EXERCISE TASK >> Print exactly what lies from the line with "Write a web" down to the line with "var points = pulseWidth.map((x, i)", counting both of those lines, but not the pictures.

Stored records >>
** start **

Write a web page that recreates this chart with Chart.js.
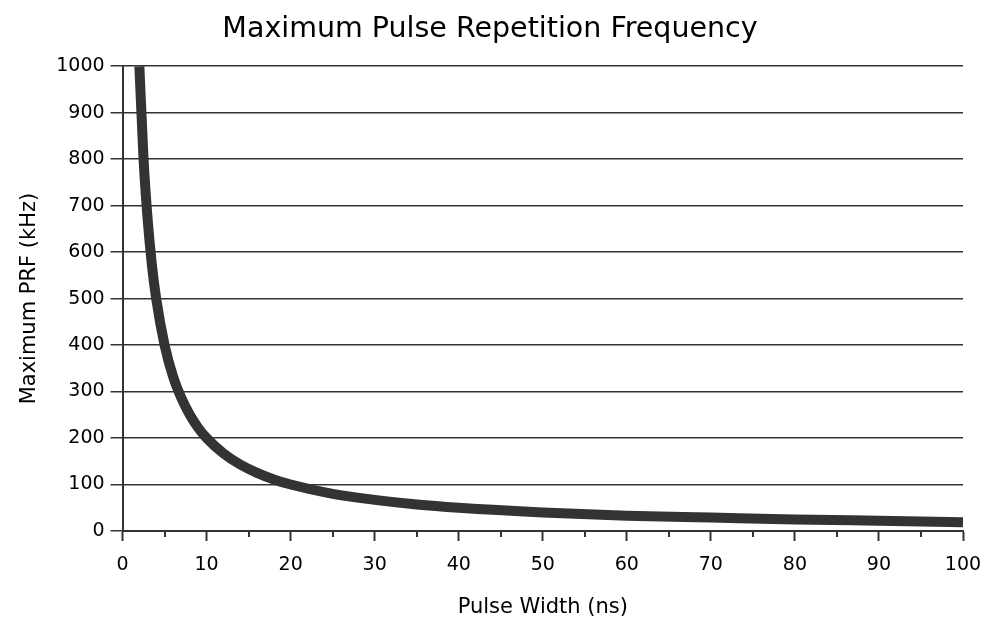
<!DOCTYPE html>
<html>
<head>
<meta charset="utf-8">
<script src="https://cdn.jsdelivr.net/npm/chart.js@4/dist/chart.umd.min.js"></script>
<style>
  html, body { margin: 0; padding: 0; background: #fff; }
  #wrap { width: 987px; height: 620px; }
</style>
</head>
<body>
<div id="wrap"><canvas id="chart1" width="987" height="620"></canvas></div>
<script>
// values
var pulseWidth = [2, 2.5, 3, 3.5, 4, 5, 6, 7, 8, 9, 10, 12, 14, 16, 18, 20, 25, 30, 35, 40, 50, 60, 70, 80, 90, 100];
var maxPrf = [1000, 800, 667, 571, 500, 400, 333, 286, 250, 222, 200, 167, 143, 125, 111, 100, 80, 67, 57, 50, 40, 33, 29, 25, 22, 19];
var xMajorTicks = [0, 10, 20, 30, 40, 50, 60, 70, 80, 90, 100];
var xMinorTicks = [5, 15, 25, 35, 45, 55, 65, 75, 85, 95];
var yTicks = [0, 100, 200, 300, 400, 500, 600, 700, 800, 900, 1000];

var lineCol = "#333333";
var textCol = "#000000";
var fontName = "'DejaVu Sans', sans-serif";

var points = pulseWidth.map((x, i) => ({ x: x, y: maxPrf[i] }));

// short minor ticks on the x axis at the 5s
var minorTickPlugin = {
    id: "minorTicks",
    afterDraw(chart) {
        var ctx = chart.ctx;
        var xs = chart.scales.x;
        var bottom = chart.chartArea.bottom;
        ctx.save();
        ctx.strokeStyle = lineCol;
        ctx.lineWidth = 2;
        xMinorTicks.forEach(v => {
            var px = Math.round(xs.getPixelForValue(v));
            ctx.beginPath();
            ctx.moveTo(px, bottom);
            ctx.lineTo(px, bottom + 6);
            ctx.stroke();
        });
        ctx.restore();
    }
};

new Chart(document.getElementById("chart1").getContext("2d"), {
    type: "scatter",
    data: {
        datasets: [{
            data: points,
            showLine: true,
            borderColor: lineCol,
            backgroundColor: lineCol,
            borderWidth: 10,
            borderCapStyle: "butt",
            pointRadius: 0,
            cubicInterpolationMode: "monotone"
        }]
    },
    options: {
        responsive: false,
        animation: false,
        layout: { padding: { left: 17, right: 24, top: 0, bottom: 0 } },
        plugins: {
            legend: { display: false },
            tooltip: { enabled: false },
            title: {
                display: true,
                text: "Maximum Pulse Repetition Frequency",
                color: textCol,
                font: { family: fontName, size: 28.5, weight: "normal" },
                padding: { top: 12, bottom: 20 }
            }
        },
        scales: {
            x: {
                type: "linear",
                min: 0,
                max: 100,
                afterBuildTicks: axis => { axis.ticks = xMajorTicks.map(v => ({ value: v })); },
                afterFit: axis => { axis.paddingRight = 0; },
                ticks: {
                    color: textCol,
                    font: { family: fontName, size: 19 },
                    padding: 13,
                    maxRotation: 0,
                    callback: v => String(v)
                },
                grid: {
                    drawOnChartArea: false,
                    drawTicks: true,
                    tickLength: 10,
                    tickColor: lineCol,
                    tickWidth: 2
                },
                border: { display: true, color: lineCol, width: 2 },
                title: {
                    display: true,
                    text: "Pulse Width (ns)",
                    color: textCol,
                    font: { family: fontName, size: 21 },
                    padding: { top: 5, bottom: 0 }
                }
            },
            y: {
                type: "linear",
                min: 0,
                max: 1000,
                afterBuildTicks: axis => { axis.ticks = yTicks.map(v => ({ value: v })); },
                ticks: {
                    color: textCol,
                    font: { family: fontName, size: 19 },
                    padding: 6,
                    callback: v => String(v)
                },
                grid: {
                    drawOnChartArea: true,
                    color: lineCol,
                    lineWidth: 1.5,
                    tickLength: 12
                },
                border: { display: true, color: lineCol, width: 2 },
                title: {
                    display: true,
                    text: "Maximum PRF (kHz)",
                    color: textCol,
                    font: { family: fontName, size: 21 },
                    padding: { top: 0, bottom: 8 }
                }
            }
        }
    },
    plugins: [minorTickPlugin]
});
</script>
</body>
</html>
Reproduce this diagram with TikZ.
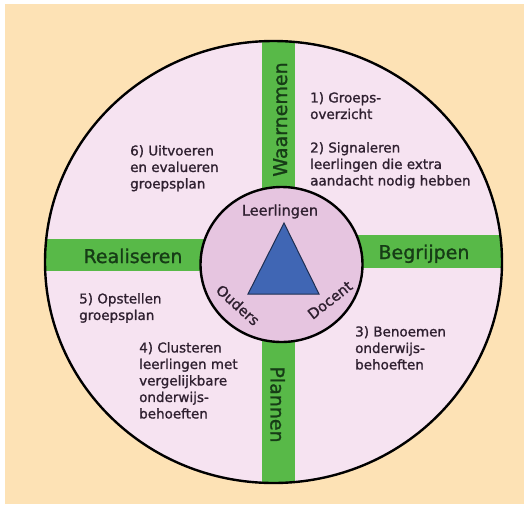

** end **
** start **

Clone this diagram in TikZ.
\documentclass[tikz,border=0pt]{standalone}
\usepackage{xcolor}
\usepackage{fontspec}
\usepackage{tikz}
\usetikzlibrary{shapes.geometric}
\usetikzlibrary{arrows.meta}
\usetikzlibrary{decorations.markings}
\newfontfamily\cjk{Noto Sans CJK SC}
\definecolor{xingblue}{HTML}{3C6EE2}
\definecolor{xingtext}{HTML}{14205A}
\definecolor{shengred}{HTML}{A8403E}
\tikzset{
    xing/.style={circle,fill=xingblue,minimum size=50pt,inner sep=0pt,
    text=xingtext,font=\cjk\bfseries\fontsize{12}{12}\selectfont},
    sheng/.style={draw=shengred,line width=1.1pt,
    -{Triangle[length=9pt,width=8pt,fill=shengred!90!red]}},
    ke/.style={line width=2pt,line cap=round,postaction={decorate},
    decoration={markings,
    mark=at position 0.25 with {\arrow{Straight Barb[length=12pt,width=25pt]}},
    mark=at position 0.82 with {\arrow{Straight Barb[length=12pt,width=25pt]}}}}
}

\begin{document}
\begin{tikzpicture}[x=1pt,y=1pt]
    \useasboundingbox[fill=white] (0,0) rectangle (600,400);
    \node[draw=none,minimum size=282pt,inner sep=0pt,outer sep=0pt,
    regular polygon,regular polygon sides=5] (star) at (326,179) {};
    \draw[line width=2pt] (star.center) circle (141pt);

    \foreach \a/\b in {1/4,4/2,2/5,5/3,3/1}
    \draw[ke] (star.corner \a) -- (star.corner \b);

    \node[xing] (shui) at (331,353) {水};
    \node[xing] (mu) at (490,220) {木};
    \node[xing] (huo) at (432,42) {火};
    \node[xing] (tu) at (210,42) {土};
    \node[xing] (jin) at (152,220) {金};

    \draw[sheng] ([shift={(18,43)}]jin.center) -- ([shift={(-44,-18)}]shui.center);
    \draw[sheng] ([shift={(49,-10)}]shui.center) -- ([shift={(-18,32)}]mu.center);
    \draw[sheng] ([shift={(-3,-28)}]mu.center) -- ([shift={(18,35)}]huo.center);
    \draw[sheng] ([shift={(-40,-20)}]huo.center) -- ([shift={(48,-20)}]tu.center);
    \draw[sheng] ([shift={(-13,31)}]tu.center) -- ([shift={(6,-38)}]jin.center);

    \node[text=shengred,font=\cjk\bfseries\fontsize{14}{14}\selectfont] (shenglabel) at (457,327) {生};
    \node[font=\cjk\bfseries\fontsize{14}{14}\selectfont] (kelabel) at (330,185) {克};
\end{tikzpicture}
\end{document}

** end **

TASK ANSWER >>
Write a web page that recreates this chart with Chart.js.
<!DOCTYPE html>
<html>
<head>
<meta charset="utf-8">
<script src="https://cdn.jsdelivr.net/npm/chart.js@4/dist/chart.umd.min.js"></script>
<style>
  html, body { margin: 0; padding: 0; background: #fff; }
  #wrap { width: 987px; height: 620px; }
</style>
</head>
<body>
<div id="wrap"><canvas id="chart1" width="987" height="620"></canvas></div>
<script>
// values
var pulseWidth = [2, 2.5, 3, 3.5, 4, 5, 6, 7, 8, 9, 10, 12, 14, 16, 18, 20, 25, 30, 35, 40, 50, 60, 70, 80, 90, 100];
var maxPrf = [1000, 800, 667, 571, 500, 400, 333, 286, 250, 222, 200, 167, 143, 125, 111, 100, 80, 67, 57, 50, 40, 33, 29, 25, 22, 19];
var xMajorTicks = [0, 10, 20, 30, 40, 50, 60, 70, 80, 90, 100];
var xMinorTicks = [5, 15, 25, 35, 45, 55, 65, 75, 85, 95];
var yTicks = [0, 100, 200, 300, 400, 500, 600, 700, 800, 900, 1000];

var lineCol = "#333333";
var textCol = "#000000";
var fontName = "'DejaVu Sans', sans-serif";

var points = pulseWidth.map((x, i) => ({ x: x, y: maxPrf[i] }));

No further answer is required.